● **Entries shown**:
>> BEGIN

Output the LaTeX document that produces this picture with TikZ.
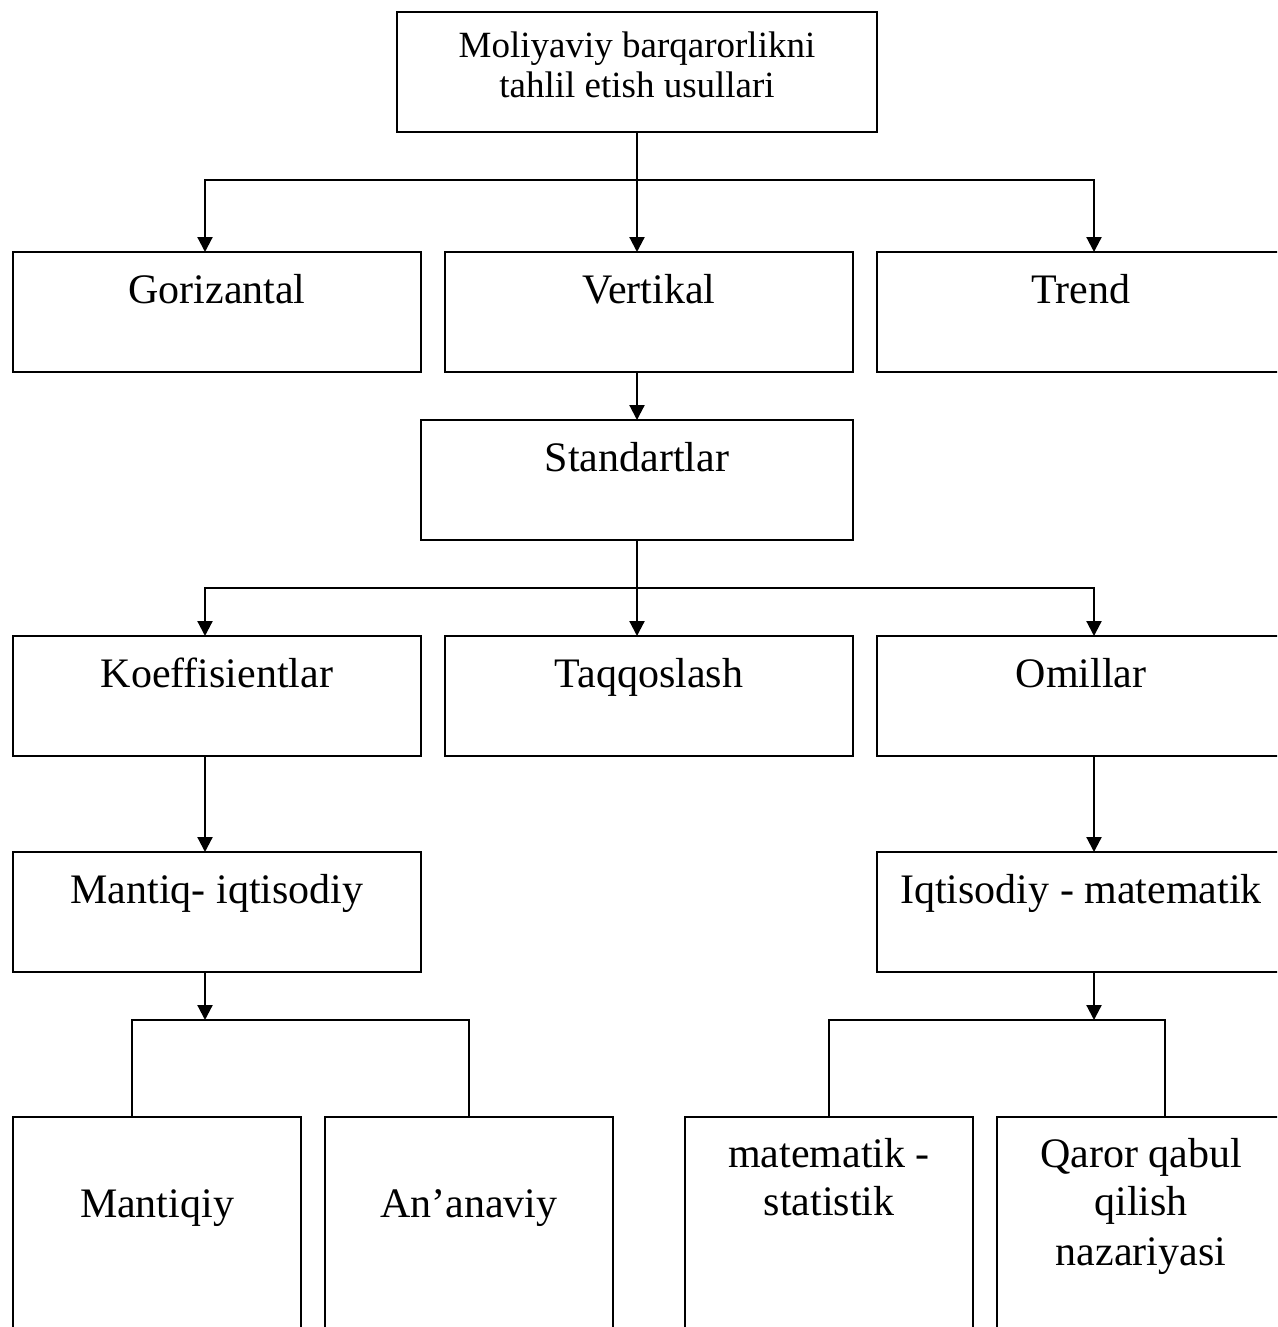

>> END
>> BEGIN

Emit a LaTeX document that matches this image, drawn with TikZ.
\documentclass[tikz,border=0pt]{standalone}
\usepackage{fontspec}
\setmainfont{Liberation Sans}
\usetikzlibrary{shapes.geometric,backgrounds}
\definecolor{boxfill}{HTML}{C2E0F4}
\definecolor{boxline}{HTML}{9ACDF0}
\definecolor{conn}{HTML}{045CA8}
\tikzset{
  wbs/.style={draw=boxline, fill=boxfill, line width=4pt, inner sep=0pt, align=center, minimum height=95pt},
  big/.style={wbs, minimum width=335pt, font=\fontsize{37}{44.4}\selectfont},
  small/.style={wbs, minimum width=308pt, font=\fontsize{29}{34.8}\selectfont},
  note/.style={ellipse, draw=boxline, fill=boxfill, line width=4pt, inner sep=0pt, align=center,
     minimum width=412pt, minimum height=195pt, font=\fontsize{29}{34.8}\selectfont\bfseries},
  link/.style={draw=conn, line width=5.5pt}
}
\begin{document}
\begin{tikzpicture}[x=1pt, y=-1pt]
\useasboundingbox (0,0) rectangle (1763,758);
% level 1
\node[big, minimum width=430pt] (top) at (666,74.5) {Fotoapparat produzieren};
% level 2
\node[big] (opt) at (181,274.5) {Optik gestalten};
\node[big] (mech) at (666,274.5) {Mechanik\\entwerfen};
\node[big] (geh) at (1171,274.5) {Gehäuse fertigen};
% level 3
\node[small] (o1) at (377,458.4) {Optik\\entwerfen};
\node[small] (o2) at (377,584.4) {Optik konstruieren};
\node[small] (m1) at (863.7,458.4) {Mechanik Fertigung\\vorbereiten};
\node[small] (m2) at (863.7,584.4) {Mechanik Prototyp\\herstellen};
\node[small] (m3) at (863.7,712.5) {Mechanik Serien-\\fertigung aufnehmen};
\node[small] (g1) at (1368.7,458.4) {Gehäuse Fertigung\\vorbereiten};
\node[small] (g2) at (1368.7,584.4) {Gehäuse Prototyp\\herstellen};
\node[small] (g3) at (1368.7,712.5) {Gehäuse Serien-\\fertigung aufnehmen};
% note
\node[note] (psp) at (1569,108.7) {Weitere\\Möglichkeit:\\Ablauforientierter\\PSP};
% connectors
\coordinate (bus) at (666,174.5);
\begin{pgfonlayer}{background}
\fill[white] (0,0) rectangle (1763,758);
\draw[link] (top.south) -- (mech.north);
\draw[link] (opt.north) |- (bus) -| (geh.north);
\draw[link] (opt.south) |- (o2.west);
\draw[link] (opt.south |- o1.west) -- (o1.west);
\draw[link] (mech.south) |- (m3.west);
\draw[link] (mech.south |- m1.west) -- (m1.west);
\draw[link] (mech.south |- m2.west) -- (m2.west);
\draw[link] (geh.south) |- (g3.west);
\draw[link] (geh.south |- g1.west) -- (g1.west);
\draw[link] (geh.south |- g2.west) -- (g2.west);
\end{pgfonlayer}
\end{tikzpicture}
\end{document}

>> END
>> BEGIN

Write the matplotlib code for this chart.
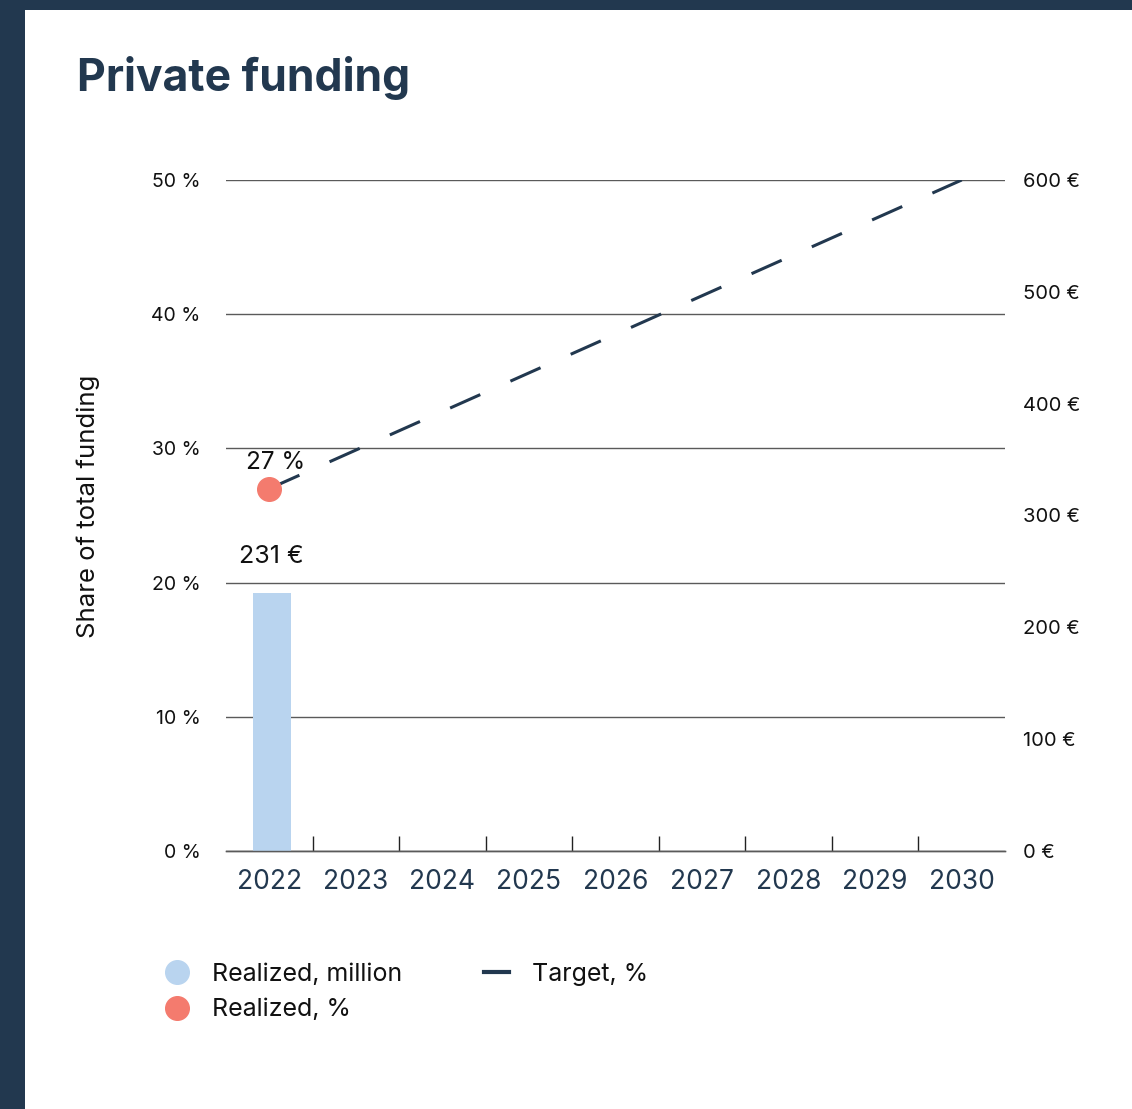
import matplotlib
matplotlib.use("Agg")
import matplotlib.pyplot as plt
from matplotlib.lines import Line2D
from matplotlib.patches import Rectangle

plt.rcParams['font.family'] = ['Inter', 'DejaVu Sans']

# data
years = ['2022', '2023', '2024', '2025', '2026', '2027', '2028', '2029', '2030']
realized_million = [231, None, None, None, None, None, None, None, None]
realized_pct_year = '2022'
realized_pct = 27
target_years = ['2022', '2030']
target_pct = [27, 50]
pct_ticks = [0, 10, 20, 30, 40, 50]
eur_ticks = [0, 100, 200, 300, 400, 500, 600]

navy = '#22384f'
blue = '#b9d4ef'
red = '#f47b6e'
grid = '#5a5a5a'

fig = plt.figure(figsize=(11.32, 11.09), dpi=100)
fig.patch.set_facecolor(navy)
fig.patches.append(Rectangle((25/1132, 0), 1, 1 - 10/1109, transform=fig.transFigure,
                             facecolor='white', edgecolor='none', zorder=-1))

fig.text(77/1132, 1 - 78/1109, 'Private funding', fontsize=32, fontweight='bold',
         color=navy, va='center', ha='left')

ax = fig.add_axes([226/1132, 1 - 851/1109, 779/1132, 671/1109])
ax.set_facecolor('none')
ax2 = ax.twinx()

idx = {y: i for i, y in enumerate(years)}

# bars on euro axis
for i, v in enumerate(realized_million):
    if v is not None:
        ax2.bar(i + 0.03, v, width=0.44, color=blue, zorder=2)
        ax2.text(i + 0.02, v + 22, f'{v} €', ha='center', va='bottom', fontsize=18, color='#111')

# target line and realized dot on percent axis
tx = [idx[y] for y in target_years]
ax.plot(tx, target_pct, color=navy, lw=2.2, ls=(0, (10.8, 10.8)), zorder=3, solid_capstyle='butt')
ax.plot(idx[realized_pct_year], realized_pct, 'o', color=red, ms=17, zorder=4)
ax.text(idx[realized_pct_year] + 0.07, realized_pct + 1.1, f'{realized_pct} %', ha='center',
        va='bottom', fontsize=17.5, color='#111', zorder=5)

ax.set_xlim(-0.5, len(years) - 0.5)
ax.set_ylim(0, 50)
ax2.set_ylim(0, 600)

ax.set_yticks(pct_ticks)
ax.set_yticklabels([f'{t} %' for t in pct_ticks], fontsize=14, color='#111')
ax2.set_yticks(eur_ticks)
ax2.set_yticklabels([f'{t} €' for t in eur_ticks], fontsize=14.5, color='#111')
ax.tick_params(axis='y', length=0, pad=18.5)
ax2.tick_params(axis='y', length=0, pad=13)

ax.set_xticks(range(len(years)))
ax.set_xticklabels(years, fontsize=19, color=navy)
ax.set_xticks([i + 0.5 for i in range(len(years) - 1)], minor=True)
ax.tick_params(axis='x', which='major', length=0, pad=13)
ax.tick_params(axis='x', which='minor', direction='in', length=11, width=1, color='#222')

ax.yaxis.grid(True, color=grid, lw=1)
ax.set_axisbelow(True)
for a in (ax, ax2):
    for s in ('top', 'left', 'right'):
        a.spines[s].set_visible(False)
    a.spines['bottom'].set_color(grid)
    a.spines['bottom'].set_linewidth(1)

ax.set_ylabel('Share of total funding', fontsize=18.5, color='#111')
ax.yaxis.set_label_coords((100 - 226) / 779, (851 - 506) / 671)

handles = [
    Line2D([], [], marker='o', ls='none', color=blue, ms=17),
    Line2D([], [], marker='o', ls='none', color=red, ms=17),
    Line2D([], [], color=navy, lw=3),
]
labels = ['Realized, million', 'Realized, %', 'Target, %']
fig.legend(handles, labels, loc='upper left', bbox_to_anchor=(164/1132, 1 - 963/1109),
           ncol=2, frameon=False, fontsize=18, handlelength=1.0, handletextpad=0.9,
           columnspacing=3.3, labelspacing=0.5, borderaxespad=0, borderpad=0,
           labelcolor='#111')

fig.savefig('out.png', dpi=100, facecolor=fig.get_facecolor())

>> END

● **What this task involves**: Check each line in the records for the word "matplotlib" and say how many have it, with nothing else.

● **Written answer**: 6